Même cadence pour le vote militaire
Loin de relever du hasard, cela semble traduire un «désintérêt manifeste» des hommes en treillis, au-delà des raisons officielles invoquées, à savoir : «certains d’entre eux ne disposaient pas de leurs pièces au niveau de leurs postes d’affectation». En vérité, une récente enquête menée par Walf Quotidien sur les «causes des récriminations discrètes des corps militaires et paramilitaires» a permis de connaître les causes des plaintes et complaintes de la grande muette. Si les soldats en décident ainsi, c’est parce que le vote-sanction est la seule arme qui leur est offerte pour exprimer leur mécontentement. Même si certains d’entre eux choisissent la désertion, devenue l’une des manifestations visibles de leur colère.

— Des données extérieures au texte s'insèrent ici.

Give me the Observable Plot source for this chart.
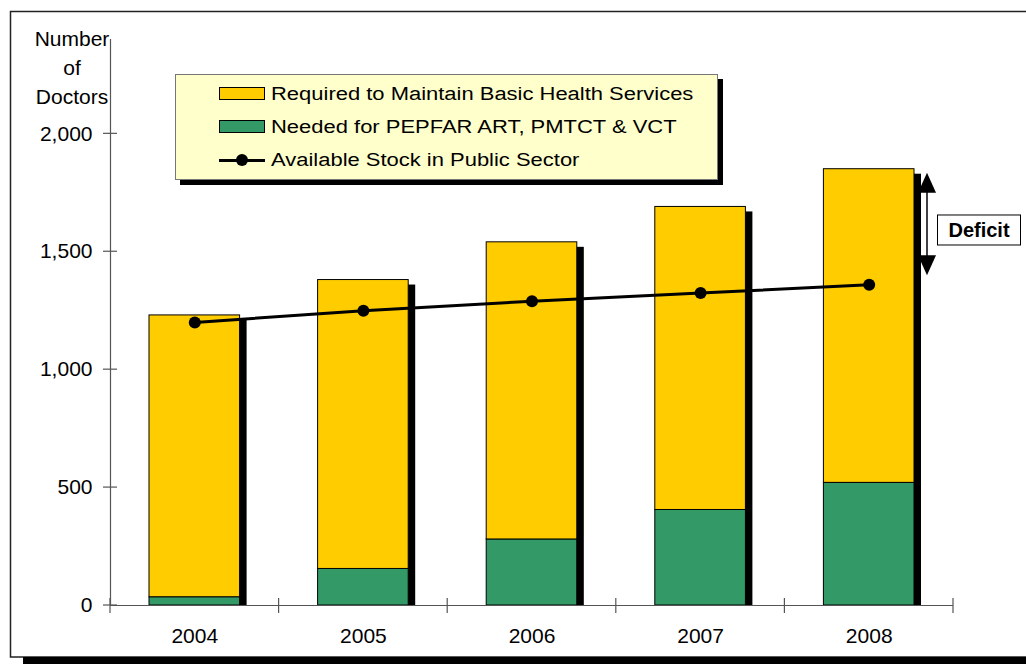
<!DOCTYPE html>
<html>
<head>
<meta charset="utf-8">
<script src="https://cdn.jsdelivr.net/npm/d3@7"></script>
<script src="https://cdn.jsdelivr.net/npm/@observablehq/plot@0.6"></script>
<style>
html, body { margin: 0; padding: 0; background: #fff; }
#wrap { position: relative; width: 1026px; height: 664px; overflow: hidden; font-family: "Liberation Sans", Arial, sans-serif; }
#wrap svg { position: absolute; left: 0; top: 0; }
#legend { position: absolute; left: 175px; top: 74px; width: 543px; height: 106px; background: #FFFFCC; border: 1px solid #777; box-shadow: 5px 5px 0 #000; box-sizing: border-box; }
.row { position: absolute; left: 0; width: 100%; height: 24px; }
.sw { position: absolute; left: 43px; top: 5px; width: 46px; height: 13px; box-sizing: border-box; border: 1.5px solid #000; }
.ln { position: absolute; left: 43px; top: 10.5px; width: 46px; height: 3px; background: #000; }
.dt { position: absolute; left: 60px; top: 6px; width: 12px; height: 12px; border-radius: 50%; background: #000; }
.lb { position: absolute; left: 95px; top: 0; font-size: 18px; line-height: 24px; color: #000; white-space: nowrap; transform: scaleX(1.22); transform-origin: left center; }
</style>
</head>
<body>
<div id="wrap"></div>
<script>
const years = [2004, 2005, 2006, 2007, 2008];
const pepfarNeed = [35, 155, 280, 405, 520];
const basicNeed = [1195, 1225, 1260, 1285, 1330];
const publicStock = [1200, 1250, 1290, 1325, 1360];
const seriesNames = [
  "Required to Maintain Basic Health Services",
  "Needed for PEPFAR ART, PMTCT & VCT",
  "Available Stock in Public Sector"
];
const seriesColors = ["#FFCC00", "#339966", "#000000"];
const yTicks = [0, 500, 1000, 1500, 2000];
const yDomain = [0, 2400];
const yAxisTitle = ["Number", "of", "Doctors"];
const deficitLabel = "Deficit";

const stacked = years.flatMap((yr, i) => [
  {year: yr, series: seriesNames[1], y1: 0, y2: pepfarNeed[i]},
  {year: yr, series: seriesNames[0], y1: pepfarNeed[i], y2: pepfarNeed[i] + basicNeed[i]}
]);
const totals = years.map((yr, i) => ({year: yr, total: pepfarNeed[i] + basicNeed[i]}));
const stock = years.map((yr, i) => ({year: yr, value: publicStock[i]}));
const bounds = [years[0] - 0.5, ...years.map(yr => yr + 0.5)];

const font = '"Liberation Sans", Arial, sans-serif';

const chart = Plot.plot({
  width: 1026,
  height: 664,
  marginLeft: 110,
  marginRight: 73,
  marginTop: 39,
  marginBottom: 59,
  style: {fontFamily: font, fontSize: "21px", color: "#000", background: "transparent"},
  x: {type: "linear", domain: [bounds[0], bounds[bounds.length - 1]], label: null},
  y: {domain: yDomain, label: null},
  color: {domain: seriesNames.slice(0, 2), range: seriesColors.slice(0, 2)},
  marks: [
    Plot.rectY(totals, {x1: d => d.year - 0.5, x2: d => d.year + 0.5, y1: 0, y2: "total", insetLeft: 46, insetRight: 32, insetTop: 5, fill: "#000"}),
    Plot.rectY(stacked, {x1: d => d.year - 0.5, x2: d => d.year + 0.5, y1: "y1", y2: "y2", fill: "series", stroke: "#000", strokeWidth: 1, insetLeft: 39, insetRight: 39}),
    Plot.ruleX([bounds[0]], {stroke: "#555", strokeWidth: 1.2}),
    Plot.ruleY([0], {stroke: "#555", strokeWidth: 1.2}),
    Plot.axisY({ticks: yTicks, tickSize: 0, tickPadding: 18, tickFormat: d3.format(","), fontSize: 21, label: null}),
    Plot.axisX({ticks: years, tickSize: 0, tickPadding: 23, tickFormat: d3.format("d"), fontSize: 21, label: null}),
    Plot.line(stock, {x: "year", y: "value", stroke: "#000", strokeWidth: 3}),
    Plot.dot(stock, {x: "year", y: "value", r: 6, fill: "#000"})
  ]
});

const wrap = document.getElementById("wrap");
wrap.appendChild(chart);

const svg = d3.select(chart);
const xs = chart.scale("x"), ys = chart.scale("y");
const X = v => xs.apply(v), Y = v => ys.apply(v);
const x0 = X(bounds[0]), y0 = Y(0);

// outer frame + shadow
svg.insert("rect", ":first-child").attr("x", 23).attr("y", 657).attr("width", 1003).attr("height", 7).attr("fill", "#000");
svg.insert("rect", ":first-child").attr("x", 10.5).attr("y", 11.5).attr("width", 1030).attr("height", 645.5)
  .attr("fill", "#fff").attr("stroke", "#222").attr("stroke-width", 1.5);

// axis ticks crossing axes
const tg = svg.append("g").attr("stroke", "#555").attr("stroke-width", 1.2);
tg.selectAll(".xt").data(bounds).join("line").attr("x1", d => X(d)).attr("x2", d => X(d)).attr("y1", y0 - 7).attr("y2", y0 + 8);
tg.selectAll(".yt").data(yTicks).join("line").attr("y1", d => Y(d)).attr("y2", d => Y(d)).attr("x1", x0 - 7).attr("x2", x0 + 7);

// y axis title
const tt = svg.append("text").attr("font-family", font).attr("font-size", 21).attr("text-anchor", "middle").attr("fill", "#000");
yAxisTitle.forEach((s, i) => tt.append("tspan").attr("x", 72).attr("y", 46 + i * 29).text(s));

// deficit arrow
const last = totals.length - 1;
const ax = X(bounds[bounds.length - 1]) - 26;
const yTop = Y(totals[last].total) + 4;
const yBot = Y(stock[last].value) - 9;
const ag = svg.append("g");
ag.append("line").attr("x1", ax).attr("x2", ax).attr("y1", yTop + 10).attr("y2", yBot - 10).attr("stroke", "#000").attr("stroke-width", 1.5);
ag.append("path").attr("d", `M${ax},${yTop}L${ax + 9},${yTop + 20}L${ax - 9},${yTop + 20}Z`).attr("fill", "#000");
ag.append("path").attr("d", `M${ax},${yBot}L${ax + 9},${yBot - 20}L${ax - 9},${yBot - 20}Z`).attr("fill", "#000");
const my = (yTop + yBot) / 2 + 6;
ag.append("rect").attr("x", ax + 10.5).attr("y", my - 15).attr("width", 83).attr("height", 30).attr("fill", "#fff").attr("stroke", "#000").attr("stroke-width", 1);
ag.append("text").attr("x", ax + 52).attr("y", my + 7).attr("text-anchor", "middle").attr("font-family", font)
  .attr("font-size", 20).attr("font-weight", "bold").attr("fill", "#000").text(deficitLabel);

// legend
const legend = document.createElement("div");
legend.id = "legend";
const rowsTop = [6.5, 40, 73];
seriesNames.forEach((name, i) => {
  const row = document.createElement("div");
  row.className = "row";
  row.style.top = rowsTop[i] + "px";
  if (i < 2) {
    const sw = document.createElement("div");
    sw.className = "sw";
    sw.style.background = seriesColors[i];
    row.appendChild(sw);
  } else {
    const ln = document.createElement("div"); ln.className = "ln"; row.appendChild(ln);
    const dt = document.createElement("div"); dt.className = "dt"; row.appendChild(dt);
  }
  const lb = document.createElement("div");
  lb.className = "lb";
  lb.textContent = name;
  row.appendChild(lb);
  legend.appendChild(row);
});
wrap.appendChild(legend);
</script>
</body>
</html>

Le devoir de réserve les confine au silence. Ils n’ont ni le droit d’aller en grève, ni celui d’élever la voix pour porter des revendications. Ils sont nombreux les hommes et femmes militaires qui endurent, en silence, des injustices, des déceptions et des frustrations. Ils sont démoralisés. Les neuf corps militaires et paramilitaires ont une doléance commune qui, du reste, est la principale cause de leur courroux : «L’emprisonnement en cascade des militaires pour des faits liés à l’exercice de leurs fonctions». S’y ajoutent des préoccupations spécifiques à chaque corps.